Valérie is careful not to romanticise collaboration. “It’s a balancing act,” she says. “You don’t give everything away. You must be very clear about what your added value is and how you protect it.”

In some cases, European companies may need Chinese markets or partners to test and validate their technology before returning to Europe with a stronger position. Without that step, they risk remaining dependent on Chinese solutions rather than building European ones. Sometimes, Valérie concludes, collaboration is simply necessary. Not as an end in itself, but to regain control.

Moving beyond outdated images

One of the biggest obstacles Valérie sees is Europe’s lingering image of China as merely “the factory of the world.” That perception no longer reflects reality. China now plays multiple roles at once: supplier, competitor and partner, both inside and outside its borders. Failing to recognise that complexity leads to oversimplified strategies.

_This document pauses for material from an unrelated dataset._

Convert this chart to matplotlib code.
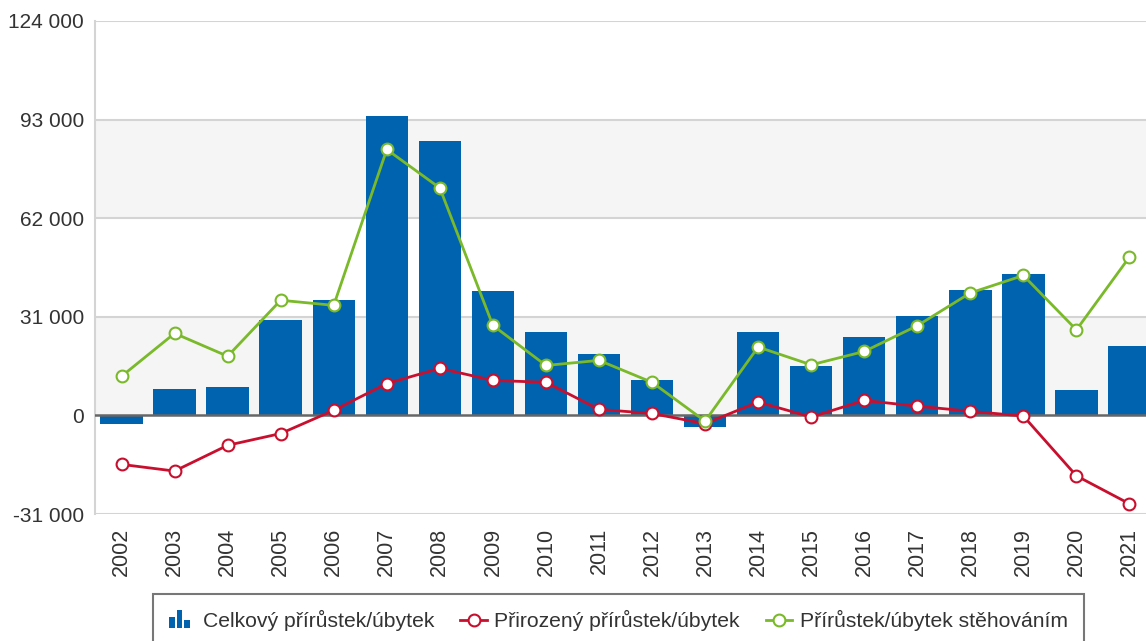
import matplotlib
matplotlib.use("Agg")
import matplotlib.pyplot as plt
from matplotlib.patches import Rectangle
from matplotlib.legend_handler import HandlerBase
from matplotlib.lines import Line2D

years = [str(y) for y in range(2002, 2022)]
total = [-2800, 8400, 8900, 30100, 36200, 94000, 86200, 39000, 26100, 19200,
         11000, -3500, 26200, 15500, 24800, 31300, 39500, 44300, 7900, 21800]
natural = [-15400, -17500, -9400, -5700, 1600, 10000, 14800, 11000, 10400, 1900,
           600, -2600, 4200, -500, 4700, 2900, 1300, -200, -19000, -27800]
migration = [12300, 25800, 18600, 36200, 34600, 83600, 71500, 28300, 15700, 17300,
             10400, -1800, 21500, 15900, 20100, 28200, 38500, 44000, 26900, 49800]
yticks = [-31000, 0, 31000, 62000, 93000, 124000]
labels = ["Celkový přírůstek/úbytek", "Přirozený přírůstek/úbytek", "Přírůstek/úbytek stěhováním"]

BLUE = "#0063b0"
RED = "#c8102e"
GREEN = "#7ab929"
TXT = "#333333"

plt.rcParams['font.family'] = ['Liberation Sans', 'DejaVu Sans']

W, H = 1146, 641
fig = plt.figure(figsize=(W / 100, H / 100), dpi=100)
left, right, top, bottom = 95, 95 + 20 * 53.05, 21, 514
ax = fig.add_axes([left / W, 1 - bottom / H, (right - left) / W, (bottom - top) / H])
ax.set_xlim(-0.5, len(years) - 0.5)
ax.set_ylim(yticks[0], yticks[-1])

# alternating bands
for lo, hi in [(0, 31000), (62000, 93000)]:
    ax.axhspan(lo, hi, color="#f5f5f5", zorder=0, lw=0)
for t in yticks[2:]:
    ax.axhline(t, color="#d4d4d4", lw=1.5, zorder=1)
ax.axhline(yticks[0], color="#d4d4d4", lw=1.5, zorder=1)

x = list(range(len(years)))
ax.bar(x, total, width=0.8, color=BLUE, zorder=2)
ax.axhline(0, color="#666666", lw=1.8, zorder=3)
ax.plot(x, natural, color=RED, lw=2, marker="o", ms=8.5, mfc="white", mec=RED, mew=1.5, zorder=4)
ax.plot(x, migration, color=GREEN, lw=2, marker="o", ms=8.5, mfc="white", mec=GREEN, mew=1.5, zorder=5)

for s in ["top", "right", "bottom"]:
    ax.spines[s].set_visible(False)
ax.spines["left"].set_color("#d4d4d4")
ax.spines["left"].set_linewidth(1.5)

ax.set_yticks(yticks)
ax.set_yticklabels([f"{v:,}".replace(",", " ") for v in yticks], fontsize=15, color=TXT)
ax.set_xticks(x)
ax.set_xticklabels(years, rotation=90, fontsize=15.5, color=TXT)
ax.tick_params(axis="both", length=0)
ax.tick_params(axis="x", pad=10)
ax.tick_params(axis="y", pad=8)


class BarIconHandler(HandlerBase):
    def create_artists(self, legend, orig_handle, xdescent, ydescent, width, height, fontsize, trans):
        arts = []
        bw = width / 4.6
        hs = [0.7, 1.15, 0.45]
        for i, h in enumerate(hs):
            arts.append(Rectangle((-xdescent + i * bw * 1.35, -ydescent - 1), bw, height * h + 1,
                                  facecolor=BLUE, edgecolor="none", transform=trans))
        return arts


bar_handle = Rectangle((0, 0), 1, 1, color=BLUE)
red_handle = Line2D([], [], color=RED, lw=2, marker="o", ms=8.5, mfc="white", mec=RED, mew=1.5)
green_handle = Line2D([], [], color=GREEN, lw=2, marker="o", ms=8.5, mfc="white", mec=GREEN, mew=1.5)

leg = fig.legend([bar_handle, red_handle, green_handle], labels,
                 handler_map={Rectangle: BarIconHandler()},
                 loc="upper left", bbox_to_anchor=(153 / W, 1 - 594 / H),
                 ncol=3, fontsize=15.2, frameon=True, fancybox=False,
                 handlelength=1.25, handletextpad=0.35, columnspacing=1.25,
                 borderpad=0.75, borderaxespad=0, labelcolor=TXT)
leg.get_frame().set_edgecolor("#555555")
leg.get_frame().set_linewidth(1.5)

fig.savefig("out.png", dpi=100)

“You don’t need to share the same ideology to work together,” Valérie says. “But you do need to look at China strategically.”

The need for direction

While many companies are already navigating this terrain pragmatically, Valérie sees a lack of clarity at government level. Policies are fragmented. Direction is often missing. As a result, businesses are left to make strategic choices largely on their own.

She argues for what she calls a China Strategy Framework: a clear decision-making structure that helps assess when cooperation makes sense, where risks become too great, and where Europe should invest to strengthen its own position. Not a rigid policy, but a practical compass.

Keeping the conversation open

Finally, Valérie emphasises the importance of how Europe talks about China, as public debate often swings between an ungrounded fear of China and a ‘panda-hugger’ mentality, leaving little room for nuance and making it harder to build long-term strategies that are both realistic and resilient. Platforms like Arnhem Electricity Week play a role precisely because they create space for that nuance.

Looking ahead, her hope is not that Europe distances itself from China, but that it becomes more deliberate in how it engages. The energy transition, she suggests, is not a single leap across the river, but a careful crossing, stone by stone.